§ **Task prompt**:
Write out the listing, please, but only from its first line through the line containing "ax.axvline(b, color='#222222', lw=1.0, zorder=1)", exactly as given and without pictures.

§ **Provided material**:
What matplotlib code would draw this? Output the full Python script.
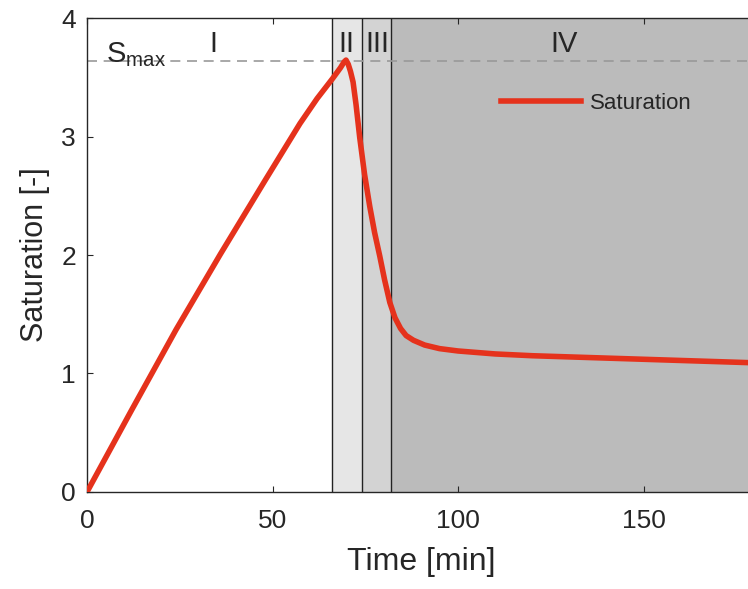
import matplotlib
matplotlib.use("Agg")
import matplotlib.pyplot as plt

plt.rcParams['font.family'] = ['Liberation Sans', 'DejaVu Sans']
plt.rcParams['mathtext.fontset'] = 'custom'
plt.rcParams['mathtext.rm'] = 'Liberation Sans'
plt.rcParams['mathtext.it'] = 'Liberation Sans'

# saturation curve
time = [0, 12, 24, 36, 48, 57.4, 62, 66.2, 68.3, 69.3, 69.8, 70.4, 71, 71.7, 72.5, 73.5,
        74.8, 76.2, 77.5, 78.9, 80.2, 81.6, 83, 84.5, 86, 88, 91, 95, 100, 110, 120,
        140, 160, 180]
sat = [0, 0.69, 1.37, 2.01, 2.63, 3.11, 3.32, 3.49, 3.58, 3.63, 3.645, 3.61, 3.55, 3.46, 3.27, 2.99,
       2.68, 2.41, 2.19, 1.99, 1.79, 1.6, 1.47, 1.38, 1.32, 1.28, 1.24, 1.21, 1.19, 1.165, 1.15,
       1.13, 1.11, 1.09]

s_max = 3.635
bounds = [0, 66, 74, 82, 180]
phase_labels = ["I", "II", "III", "IV"]
phase_x = [34, 70, 78.2, 128.5]
phase_colors = ["white", "#e6e6e6", "#d3d3d3", "#bbbbbb"]

fig = plt.figure(figsize=(7.48, 5.89), dpi=100)
ax = fig.add_axes([0.1163, 0.1647, 0.893, 0.8047])

for i in range(4):
    ax.axvspan(bounds[i], bounds[i + 1], color=phase_colors[i], zorder=0, lw=0)
    ax.text(phase_x[i], 3.78, phase_labels[i], ha='center', va='center',
            fontsize=21, color='#262626')
for b in bounds[1:4]:
    ax.axvline(b, color='#222222', lw=1.0, zorder=1)

ax.axhline(s_max, color='#999999', lw=1.2, ls=(0, (6, 4)), zorder=1)
ax.text(5, 3.69, r'S$_{\mathrm{max}}$', fontsize=21, color='#262626', va='center')

ax.plot(time, sat, color='#e5321c', lw=4, label='Saturation', zorder=3)

ax.set_xlim(0, 180)
ax.set_ylim(0, 4)
ax.set_xticks([0, 50, 100, 150])
ax.set_yticks([0, 1, 2, 3, 4])
ax.tick_params(direction='in', top=True, right=False, labelsize=19,
               colors='#262626', length=4)
ax.tick_params(axis='x', pad=12)
ax.tick_params(axis='y', pad=8)
for sp in ax.spines.values():
    sp.set_color('#262626')
    sp.set_linewidth(1.0)
ax.set_xlabel('Time [min]', fontsize=23, color='#262626', labelpad=10)
ax.set_ylabel('Saturation [-]', fontsize=22, color='#262626', labelpad=8)

leg = ax.legend(loc='upper left', bbox_to_anchor=(0.59, 0.885), frameon=False,
                fontsize=16, handlelength=3.6, handletextpad=0.4)
for t in leg.get_texts():
    t.set_color('#262626')

fig.savefig('out.png', dpi=100)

§ **Solution**:
What matplotlib code would draw this? Output the full Python script.
import matplotlib
matplotlib.use("Agg")
import matplotlib.pyplot as plt

plt.rcParams['font.family'] = ['Liberation Sans', 'DejaVu Sans']
plt.rcParams['mathtext.fontset'] = 'custom'
plt.rcParams['mathtext.rm'] = 'Liberation Sans'
plt.rcParams['mathtext.it'] = 'Liberation Sans'

# saturation curve
time = [0, 12, 24, 36, 48, 57.4, 62, 66.2, 68.3, 69.3, 69.8, 70.4, 71, 71.7, 72.5, 73.5,
        74.8, 76.2, 77.5, 78.9, 80.2, 81.6, 83, 84.5, 86, 88, 91, 95, 100, 110, 120,
        140, 160, 180]
sat = [0, 0.69, 1.37, 2.01, 2.63, 3.11, 3.32, 3.49, 3.58, 3.63, 3.645, 3.61, 3.55, 3.46, 3.27, 2.99,
       2.68, 2.41, 2.19, 1.99, 1.79, 1.6, 1.47, 1.38, 1.32, 1.28, 1.24, 1.21, 1.19, 1.165, 1.15,
       1.13, 1.11, 1.09]

s_max = 3.635
bounds = [0, 66, 74, 82, 180]
phase_labels = ["I", "II", "III", "IV"]
phase_x = [34, 70, 78.2, 128.5]
phase_colors = ["white", "#e6e6e6", "#d3d3d3", "#bbbbbb"]

fig = plt.figure(figsize=(7.48, 5.89), dpi=100)
ax = fig.add_axes([0.1163, 0.1647, 0.893, 0.8047])

for i in range(4):
    ax.axvspan(bounds[i], bounds[i + 1], color=phase_colors[i], zorder=0, lw=0)
    ax.text(phase_x[i], 3.78, phase_labels[i], ha='center', va='center',
            fontsize=21, color='#262626')
for b in bounds[1:4]:
    ax.axvline(b, color='#222222', lw=1.0, zorder=1)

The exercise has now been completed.